Na Louisiana uma inundação “de proporções bíblicas” destruiu a casa de Tony Perkins, líder do Family Research Council, que diz que Deus provoca desastres naturais para punir os homossexuais. Não que isto seja novo: há dois anos Perkins disse que o furacão Joaquim foi o castigo de Deus pela legalização do casamento de pessoas do mesmo sexo. A novidade foi o feitiço virar-se contra o feiticeiro – ou Perkins é homossexual ou Deus castigou-o.

Perkins não é único. Em 2005 já o furacão Katrina foi classificado por grupos religiosos americanos como um castigo de Deus pelo “moral decay”. E rogar pragas não é específico de uma religião: em 2012 clérigos muçulmanos atribuíram o furacão Sandy a um castigo divino por um filme que troçava do Profeta Maomé. É isto verdade, ou apenas uma monumental coincidência? Bem, se a fé move montanhas, porque não há de fazer um furacãozito?

Vem isto a propósito da “political sorcery”, uma velha arte praticada em palácios e castelos e que ditava a sorte dos povos. Clausewitz disse que “a guerra é a continuação da política por outros meios”; poucos sabem que também disse que “a feitiçaria é a continuação da guerra por outros meios”. Quem domina esta arte pode permitir-se tudo, pois resolve por mágica o que os outros não conseguem. Trump chegou a presidente com a ajuda dos russos, mas o que a NSA não nos diz é que não foi dos internautas, mas de bruxos, a “Academia de Feiticeiros” de Putin, que ele mantém sob seu controlo por ser Voldemort. Lembremo-nos que já Reagan se despedia do embaixador soviético com um “os meus cumprimentos a Darth Vader”. Correu bem, o que nem sempre é o caso: uma francesa que conseguiu uma grande vitória há 600 anos acabou na fogueira, donde vem o termo político “estar queimado”. Outro exemplo é a prática política de fazer “rolar cabeças”, por a separação de cabeça e corpo ser uma forma de acabar com um feiticeiro. Na Pérsia deu lugar aos “ai-a-tola”.

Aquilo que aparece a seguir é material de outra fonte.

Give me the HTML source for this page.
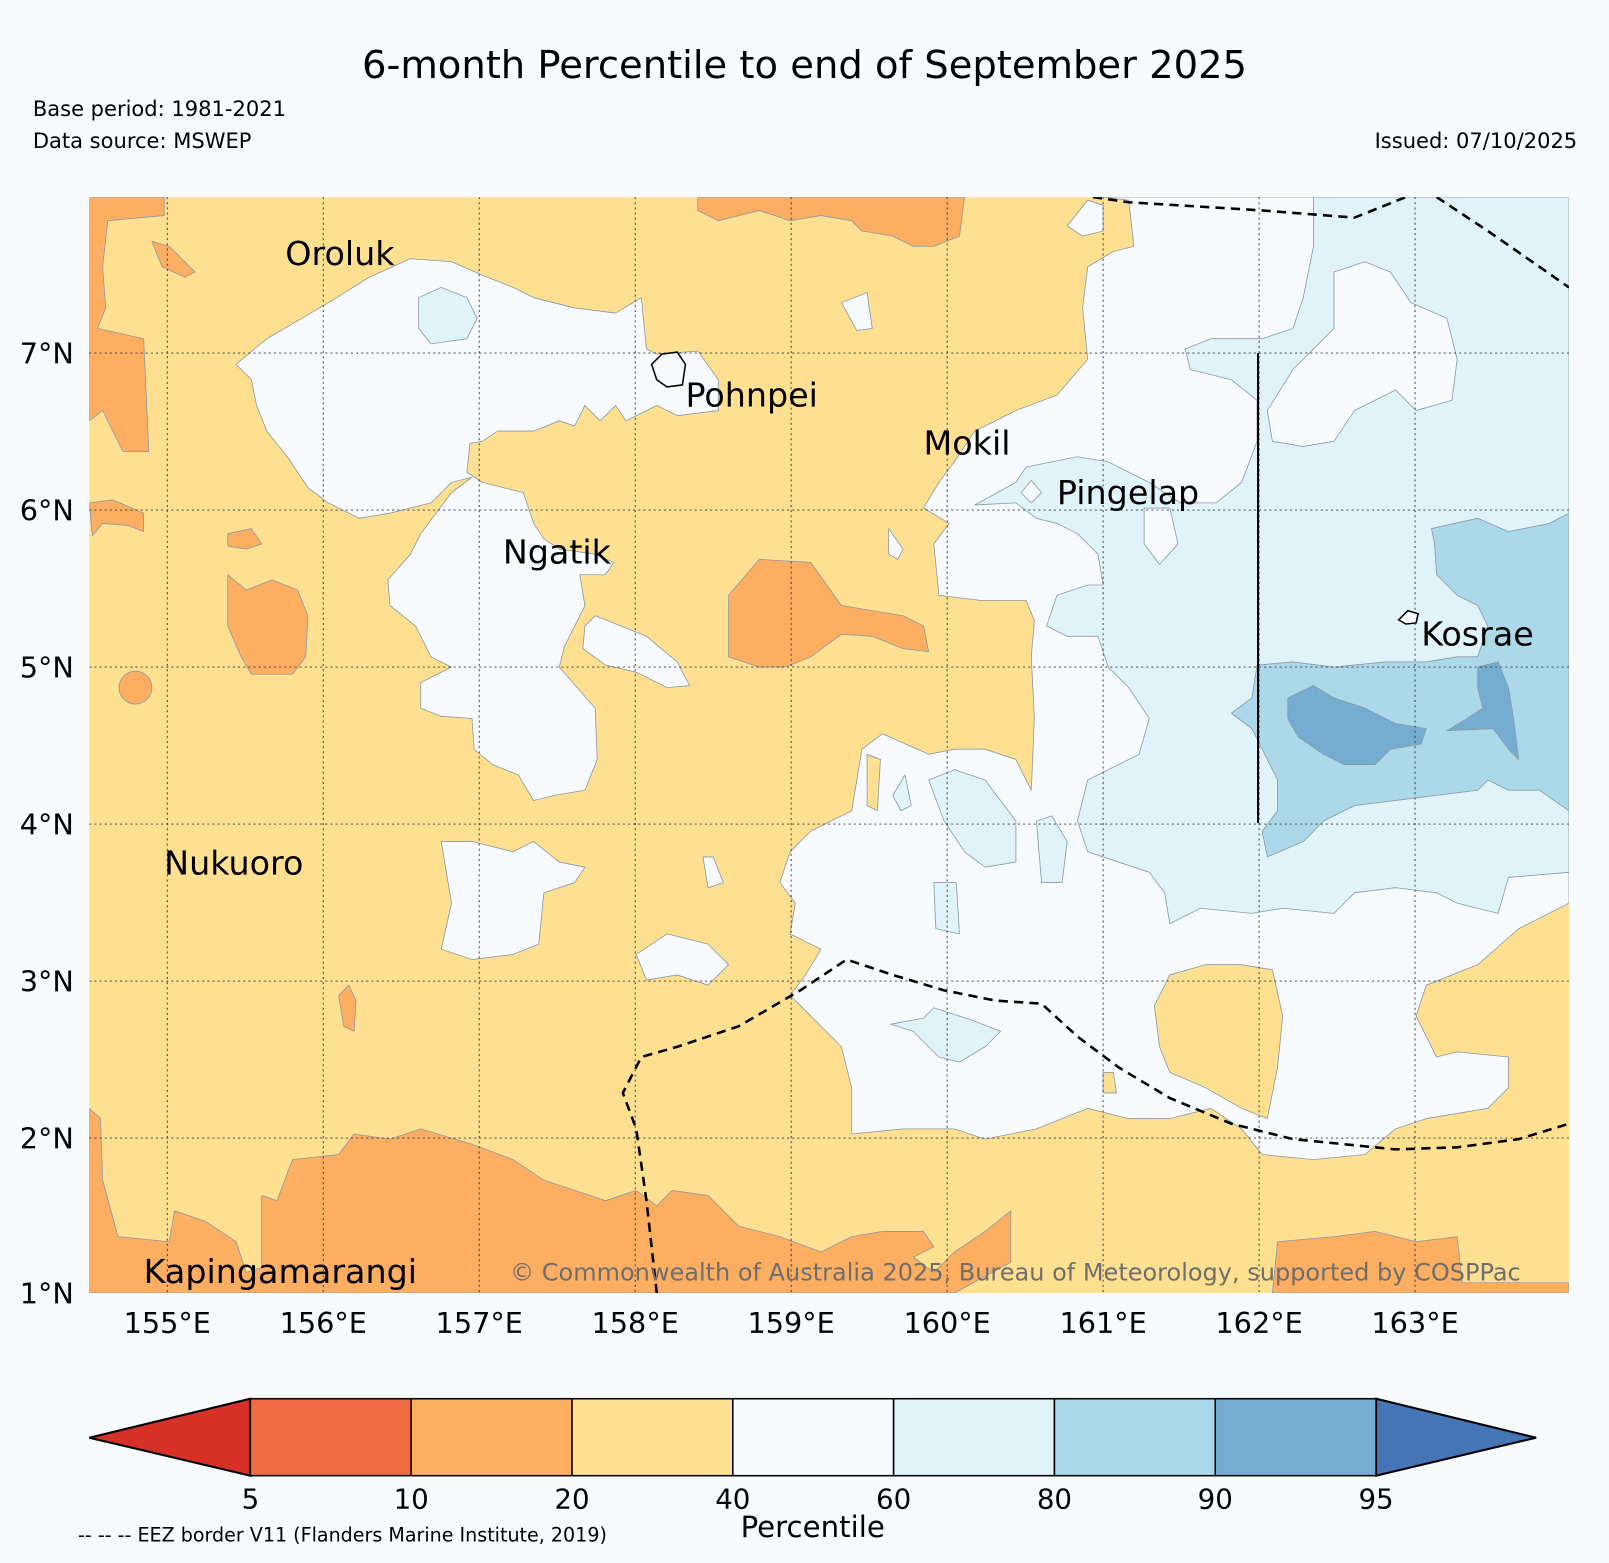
<!DOCTYPE html>
<html><head><meta charset="utf-8"><style>
html,body{margin:0;padding:0;background:#f7fbfe;}
svg{display:block;font-family:"DejaVu Sans","Liberation Sans",sans-serif;}
.c{stroke:#8a9aa6;stroke-width:0.8;stroke-linejoin:round}
</style></head><body>
<svg width="1609" height="1563" viewBox="0 0 1568 1523" xmlns="http://www.w3.org/2000/svg">
<rect width="1568" height="1523" fill="#f7fbfe"/>
<text x="784" y="76" font-size="37.5" text-anchor="middle">6-month Percentile to end of September 2025</text>
<text x="32" y="113" font-size="20.5">Base period: 1981-2021</text>
<text x="32" y="144" font-size="20.5">Data source: MSWEP</text>
<text x="1537" y="144" font-size="20.5" text-anchor="end">Issued: 07/10/2025</text>
<defs><clipPath id="mc"><rect x="87" y="192" width="1442" height="1068"/></clipPath></defs>
<g clip-path="url(#mc)">
<rect x="87" y="192" width="1442" height="1068" fill="#fee090"/>
<g fill="#fdae61" class="c">
<polygon points="87,192 160,192 160,210 105,215 100,260 103,300 95,320 140,330 145,440 120,440 100,400 87,410"/>
<polygon points="680,192 940,192 935,230 910,240 890,240 870,230 840,225 830,215 800,210 770,215 740,205 700,215 680,205"/>
<polygon points="710,580 740,545 790,548 820,590 850,595 880,600 900,610 905,635 880,632 850,620 820,618 790,640 765,650 740,650 710,640"/>
<polygon points="222,560 240,575 265,565 290,575 300,600 298,640 285,657 245,657 235,640 222,610"/>
<circle cx="132" cy="670" r="16"/>
<polygon points="87,490 110,487 140,500 140,518 125,512 100,510 90,522"/>
<polygon points="222,520 245,515 255,530 240,535 222,532"/>
<polygon points="87,1260 87,1080 98,1090 100,1150 115,1205 165,1210 170,1180 200,1190 230,1210 240,1240 255,1235 255,1165 270,1170 285,1130 330,1125 345,1105 380,1110 410,1100 460,1115 500,1130 530,1150 560,1160 590,1170 620,1160 640,1175 655,1160 690,1165 720,1195 760,1205 800,1220 830,1205 860,1200 900,1200 910,1215 890,1225 910,1240 930,1220 960,1200 985,1180 985,1230 930,1260"/>
<polygon points="1240,1260 1245,1210 1300,1205 1340,1200 1380,1210 1420,1205 1425,1250 1529,1250 1529,1260"/>
<polygon points="330,970 340,960 347,975 345,1005 335,1000"/>
<polygon points="148,235 165,240 190,265 180,270 158,260"/>
</g>
<g fill="#f7fbff" class="c">
<polygon points="230,355 260,330 320,295 360,270 400,252 440,255 470,268 500,280 520,290 560,300 600,305 625,290 630,340 640,345 680,342 700,370 700,400 660,405 640,395 610,410 600,395 585,410 570,395 560,415 545,410 520,420 485,420 470,430 458,432 455,460 470,470 490,475 510,480 520,510 530,525 545,535 580,540 598,548 590,560 565,560 570,590 550,630 545,650 580,690 582,740 570,770 540,775 520,780 505,755 480,745 462,730 460,700 430,698 410,690 410,665 440,650 420,640 405,610 380,590 378,565 400,540 410,520 440,480 460,465 440,470 420,490 380,500 350,505 320,490 300,475 280,445 260,420 250,395 245,370"/>
<polygon points="570,610 580,600 630,620 660,645 672,668 650,670 620,655 590,648 568,632"/>
<polygon points="430,820 460,820 500,830 520,820 545,840 570,845 560,860 530,870 525,920 500,930 460,935 430,925 440,880"/>
<polygon points="620,930 650,910 690,920 710,940 690,960 660,950 630,955"/>
<polygon points="685,835 695,835 705,860 690,865"/>
<polygon points="820,295 845,285 850,320 835,322"/>
<polygon points="866,515 880,535 875,545 866,540"/>
<polygon points="1040,220 1060,195 1075,200 1075,225 1055,230"/>
<polygon points="1075,192 1100,195 1105,240 1085,245 1060,260 1055,300 1060,350 1030,385 990,400 950,420 930,450 915,470 900,495 925,510 910,530 915,580 955,585 1000,585 1008,605 1005,640 1008,700 1005,770 990,740 960,730 930,730 905,735 860,715 840,730 830,790 790,810 770,830 760,860 775,880 770,910 800,925 785,950 770,970 790,990 820,1020 830,1060 830,1105 880,1100 930,1100 960,1110 1010,1100 1060,1080 1100,1090 1140,1090 1180,1080 1210,1100 1230,1125 1280,1130 1330,1125 1360,1100 1390,1090 1450,1080 1470,1060 1470,1030 1420,1025 1400,1030 1380,990 1390,960 1440,940 1480,905 1529,880 1529,192"/>
</g>
<g fill="#fee090" class="c">
<polygon points="1125,980 1140,950 1175,940 1210,940 1240,945 1250,990 1245,1040 1235,1090 1210,1080 1175,1060 1140,1045 1130,1020"/>
<polygon points="845,735 858,740 855,790 845,785"/>
<polygon points="1075,1045 1085,1045 1088,1065 1075,1065"/>
</g>
<g fill="#e0f3f8" class="c">
<polygon points="408,290 430,280 455,290 465,310 455,330 420,335 408,320"/>
<polygon points="1280,192 1529,192 1529,850 1470,855 1460,890 1420,880 1400,870 1360,865 1320,870 1300,890 1250,885 1220,890 1170,885 1140,900 1135,870 1120,850 1090,840 1060,830 1050,800 1060,760 1110,735 1120,700 1100,670 1080,650 1070,620 1040,620 1020,610 1030,580 1060,570 1075,570 1070,540 1050,520 1030,510 1010,505 990,490 950,492 990,470 1000,455 1050,445 1080,450 1120,470 1150,490 1185,490 1210,470 1225,430 1225,390 1200,370 1160,360 1155,340 1180,330 1230,330 1260,320 1270,290 1280,240"/>
<polygon points="905,760 930,750 960,760 990,800 990,840 960,845 940,830 920,800"/>
<polygon points="1010,800 1025,795 1040,820 1035,860 1015,860"/>
<polygon points="868,998 900,992 910,982 950,995 975,1005 960,1020 935,1035 915,1030 890,1005"/>
<polygon points="870,775 882,755 888,785 878,790"/>
<polygon points="910,860 932,860 935,910 912,905"/>
</g>
<g fill="#f7fbff" class="c">
<polygon points="1300,265 1330,255 1355,265 1375,295 1410,310 1420,350 1415,390 1380,400 1360,380 1320,400 1300,430 1270,435 1240,430 1235,400 1260,360 1300,320 1300,290"/>
<polygon points="1115,495 1140,495 1148,530 1130,550 1115,530"/>
<polygon points="995,480 1005,468 1015,480 1005,490"/>
</g>
<g fill="#abd9e9" class="c">
<polygon points="1395,515 1440,505 1470,518 1510,510 1529,500 1529,790 1500,770 1470,770 1450,760 1440,770 1400,775 1360,780 1320,785 1290,800 1270,820 1235,835 1230,810 1245,790 1245,760 1235,740 1220,710 1200,695 1220,680 1225,648 1260,645 1300,650 1350,645 1390,645 1420,640 1440,640 1450,610 1440,590 1420,580 1400,560 1398,530"/>
</g>
<g fill="#74add1" class="c">
<polygon points="1255,680 1280,668 1300,680 1330,690 1360,705 1390,710 1385,725 1355,730 1340,745 1310,745 1290,735 1265,718 1255,700"/>
<polygon points="1440,650 1460,645 1470,670 1475,700 1480,740 1470,730 1455,710 1410,712 1430,700 1445,690 1440,670"/>
</g>
<g stroke="#333" stroke-width="0.9" stroke-dasharray="2,3">
<line x1="163" y1="192" x2="163" y2="1260"/><line x1="315" y1="192" x2="315" y2="1260"/><line x1="467" y1="192" x2="467" y2="1260"/><line x1="619" y1="192" x2="619" y2="1260"/><line x1="771" y1="192" x2="771" y2="1260"/><line x1="923" y1="192" x2="923" y2="1260"/><line x1="1075" y1="192" x2="1075" y2="1260"/><line x1="1227" y1="192" x2="1227" y2="1260"/><line x1="1379" y1="192" x2="1379" y2="1260"/>
<line x1="87" y1="344" x2="1529" y2="344"/><line x1="87" y1="497" x2="1529" y2="497"/><line x1="87" y1="650" x2="1529" y2="650"/><line x1="87" y1="803" x2="1529" y2="803"/><line x1="87" y1="956" x2="1529" y2="956"/><line x1="87" y1="1109" x2="1529" y2="1109"/>
</g>
<line x1="1226" y1="344" x2="1226" y2="802" stroke="#000" stroke-width="2"/>
<g fill="none" stroke="#000" stroke-width="2.5" stroke-dasharray="9,6">
<polyline points="1065,192 1100,197 1230,205 1320,212 1370,192"/>
<polyline points="1400,192 1450,225 1529,280"/>
<polyline points="640,1260 630,1170 620,1100 607,1065 625,1030 660,1020 720,1000 780,965 825,935 870,950 920,965 970,975 1015,978 1050,1010 1090,1040 1140,1070 1200,1095 1260,1110 1310,1115 1360,1120 1420,1118 1480,1110 1529,1095"/>
</g>
<path d="M635,355 L645,345 660,343 668,355 665,375 650,377 640,370 Z" fill="#f7fbff" stroke="#000" stroke-width="1.5"/>
<path d="M1363,604 L1372,595 1382,598 1380,607 1370,608 Z" fill="#f7fbff" stroke="#000" stroke-width="1.5"/>
<g font-size="32.5" fill="#000">
<text x="278" y="258">Oroluk</text>
<text x="668" y="396">Pohnpei</text>
<text x="900" y="443">Mokil</text>
<text x="1030" y="491">Pingelap</text>
<text x="490" y="549">Ngatik</text>
<text x="1385" y="629">Kosrae</text>
<text x="160" y="852">Nukuoro</text>
<text x="140" y="1250">Kapingamarangi</text>
</g>
<text x="1482" y="1248" font-size="23.4" fill="#6e6e6e" text-anchor="end">© Commonwealth of Australia 2025, Bureau of Meteorology, supported by COSPPac</text>
</g>
<g font-size="28">
<text x="72" y="354" text-anchor="end">7°N</text><text x="72" y="507" text-anchor="end">6°N</text><text x="72" y="660" text-anchor="end">5°N</text><text x="72" y="813" text-anchor="end">4°N</text><text x="72" y="966" text-anchor="end">3°N</text><text x="72" y="1119" text-anchor="end">2°N</text><text x="72" y="1270" text-anchor="end">1°N</text>
</g>
<g font-size="28" text-anchor="middle">
<text x="163" y="1299">155°E</text><text x="315" y="1299">156°E</text><text x="467" y="1299">157°E</text><text x="619" y="1299">158°E</text><text x="771" y="1299">159°E</text><text x="923" y="1299">160°E</text><text x="1075" y="1299">161°E</text><text x="1227" y="1299">162°E</text><text x="1379" y="1299">163°E</text>
</g>
<g id="cbar"></g>
<text x="792" y="1498" font-size="28.5" text-anchor="middle">Percentile</text>
<text x="76" y="1502" font-size="18.6">-- -- -- EEZ border V11 (Flanders Marine Institute, 2019)</text>
<script>
const levels=[5,10,20,40,60,80,90,95];
const bandColors=["#f06b43","#fdae61","#fee090","#f7fbff","#e0f3f8","#abd9e9","#74add1"];
const underColor="#d73027", overColor="#4575b4";
const g=document.getElementById('cbar');
const ns="http://www.w3.org/2000/svg";
const x0=244,x1=1341,y0=1363,y1=1438,ym=1401;
function cx(i){return x0+(x1-x0)*i/(levels.length-1);}
function mk(t,a){const e=document.createElementNS(ns,t);for(const k in a)e.setAttribute(k,a[k]);g.appendChild(e);return e;}
let tl=mk('polygon',{points:`87,${ym} ${x0},${y0} ${x0},${y1}`,fill:underColor,stroke:'#000','stroke-width':2});


let tr=mk('polygon',{points:`1497,${ym} ${x1},${y0} ${x1},${y1}`,fill:overColor,stroke:'#000','stroke-width':2});


bandColors.forEach((c,i)=>{
 const r=mk('rect',{x:cx(i),y:y0,width:cx(i+1)-cx(i),height:y1-y0,fill:c,stroke:'#000','stroke-width':1.5});
 
 
});
levels.forEach((v,i)=>{
 const t=mk('text',{x:cx(i),y:1470,'font-size':27,'text-anchor':'middle'});
 t.textContent=v;
 
 
});
</script>
</svg>
</body></html>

Como não podia deixar de ser, há hoje serviços especializados de feitiçaria para políticos inexperientes, uma espécie de consultoria avançada. Em Hong Kong há feiticeiras que por 6,5 dólares lançam um feitiço (o ‘da siu yan’, ou “villain hitting”), e até se podem comprar kits “faça você mesmo”. Mas no momento de lançar um feitiço, ele tem que ser potente, para não se virar contra o feiticeiro. Qual é o feitiço mais potente do mundo? É português, o Feitiço da Geringonça, que apanha todos em si, até aqueles que o lançam e que dele não se conseguem mais libertar.

 

Nota biográfica: Hemp Lastru (n. 1954, em Praga) é sobrinho neto de Franz Kafka. Democrata convicto, activista e lutador político, é preso várias vezes pela polícia secreta checoslovaca, tendo sido sentenciado em 1985 ao corte de uma orelha sob a acusação de “escutar às portas”. Abandona a política em 1999, deixando Praga para residir em Espanha. Mudou-se para Portugal em 2005 porque “gostaria de viver num país onde os processos são como descrevia o meu tio-avô nos livros.”